An automated method for accurate vessel segmentation.

Vessel segmentation is a critical task for various medical applications, such as diagnosis assistance of diabetic retinopathy, quantification of cerebral aneurysm's growth, and guiding surgery in neurosurgical procedures. Despite technology advances in image segmentation, existing methods still suffer from low accuracy for vessel segmentation in the two challenging while common scenarios in clinical usage: (1) regions with a low signal-to-noise-ratio (SNR), and (2) at vessel boundaries disturbed by adjacent non-vessel pixels. In this paper, we present an automated system which can achieve highly accurate vessel segmentation for both 2D and 3D images even under these challenging scenarios. Three key contributions achieved by our system are: (1) a progressive contrast enhancement method to adaptively enhance contrast of challenging pixels that were otherwise indistinguishable, (2) a boundary refinement method to effectively improve segmentation accuracy at vessel borders based on Canny edge detection, and (3) a content-aware region-of-interests (ROI) adjustment method to automatically determine the locations and sizes of ROIs which contain ambiguous pixels and demand further verification.
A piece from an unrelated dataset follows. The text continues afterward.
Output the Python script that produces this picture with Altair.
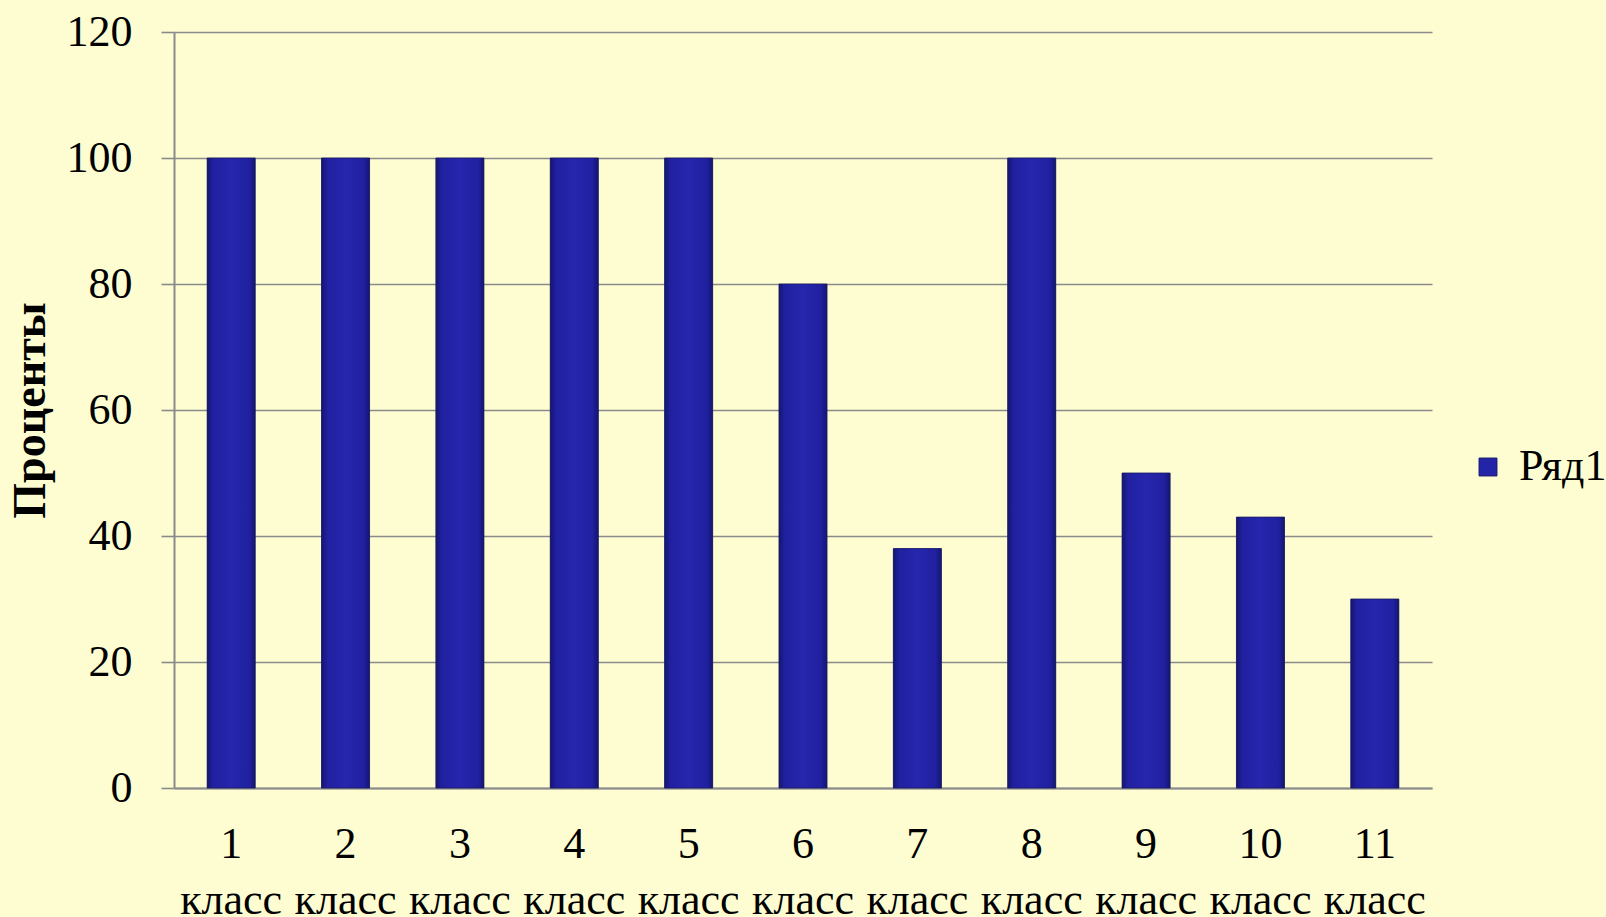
import altair as alt
import pandas as pd

categories = ["1 класс", "2 класс", "3 класс", "4 класс", "5 класс", "6 класс",
              "7 класс", "8 класс", "9 класс", "10 класс", "11 класс"]
values = [100, 100, 100, 100, 100, 80, 38, 100, 50, 43, 30]
series = ["Ряд1"] * len(categories)

df = pd.DataFrame({"cat": categories, "val": values, "series": series})

FONT = "Liberation Serif"

x = alt.X("cat:N", sort=categories, title=None,
          scale=alt.Scale(paddingInner=0.58, paddingOuter=0.29),
          axis=alt.Axis(labelExpr="split(datum.label, ' ')", labelAngle=0,
                        labelFontSize=44, labelFont=FONT, labelColor="#000",
                        labelLineHeight=56, labelPadding=34, ticks=False,
                        domainColor="#8a8a8a", domainWidth=2, labelBaseline="top"))
y = alt.Y("val:Q", title="Проценты",
          scale=alt.Scale(domain=[0, 120]),
          axis=alt.Axis(values=[0, 20, 40, 60, 80, 100, 120], grid=True,
                        gridColor="#8a8a8a", gridWidth=1.6, tickColor="#8a8a8a",
                        tickSize=13, tickWidth=1.6, domainColor="#8a8a8a", domainWidth=2,
                        labelFontSize=44, labelFont=FONT, labelColor="#000", labelPadding=29,
                        titleFontSize=46, titleFont=FONT, titleFontWeight="bold",
                        titleColor="#000", titleAngle=270, titleX=-144, titleY=378,
                        titleBaseline="middle", titleAlign="center"))

legend_layer = alt.Chart(df).mark_bar().encode(
    x=x, y=y,
    color=alt.Color("series:N", title=None,
                    scale=alt.Scale(range=["#2424A8"]),
                    legend=alt.Legend(orient="none", legendX=1292, legendY=413,
                                      symbolType="square", symbolSize=320,
                                      symbolStrokeColor="#15156E", symbolStrokeWidth=1,
                                      labelFontSize=44, labelFont=FONT, labelColor="#000",
                                      labelOffset=9, labelLimit=200)),
)

grad = alt.Gradient(
    gradient="linear", x1=0, x2=1, y1=0, y2=0,
    stops=[
        alt.GradientStop(color="#151570", offset=0),
        alt.GradientStop(color="#2020A0", offset=0.12),
        alt.GradientStop(color="#2626AE", offset=0.5),
        alt.GradientStop(color="#2020A0", offset=0.88),
        alt.GradientStop(color="#151570", offset=1),
    ],
)

bar_layer = alt.Chart(df).mark_bar(color=grad, stroke="#1a1a60", strokeWidth=0.8).encode(x=x, y=y)

chart = alt.layer(legend_layer, bar_layer).properties(
    width=1258, height=756,
    padding={"left": 174, "top": 32, "right": 174, "bottom": 129},
    autosize=alt.AutoSizeParams(type="none"),
    background="#FEFDD2",
).configure(font=FONT).configure_view(stroke=None).configure_legend(
    labelFont=FONT, labelFontSize=44)

chart.save("out.html", embed_options={"renderer": "svg", "actions": False})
Extensive evaluation of our method is conducted on both 2D and 3D datasets. On a public 2D retinal dataset (named DRIVE (Staal 2004 IEEE Trans. Med. Imaging 23 501-9)) and our 2D clinical cerebral dataset, our approach achieves superior performance to the state-of-the-art methods including a vesselness based method (Frangi 1998 Int. Conf. on Medical Image Computing and Computer-Assisted Intervention) and an optimally oriented flux (OOF) based method (Law and Chung 2008 European Conf. on Computer Vision). An evaluation on 11 clinical 3D CTA cerebral datasets shows that our method can achieve 94% average accuracy with respect to the manual segmentation reference, which is 23% to 33% better than the five baseline methods (Yushkevich 2006 Neuroimage 31 1116-28; Law and Chung 2008 European Conf. on Computer Vision; Law and Chung 2009 IEEE Trans. Image Process. 18 596-612; Wang 2015 J. Neurosci. Methods 241 30-6) with manually optimized parameters. Our system has also been applied clinically for cerebral aneurysm development analysis. Experimental results on 10 patients' data, with two 3D CT scans per patient, show that our system's automatic diagnosis outcomes are consistent with clinicians' manual measurements.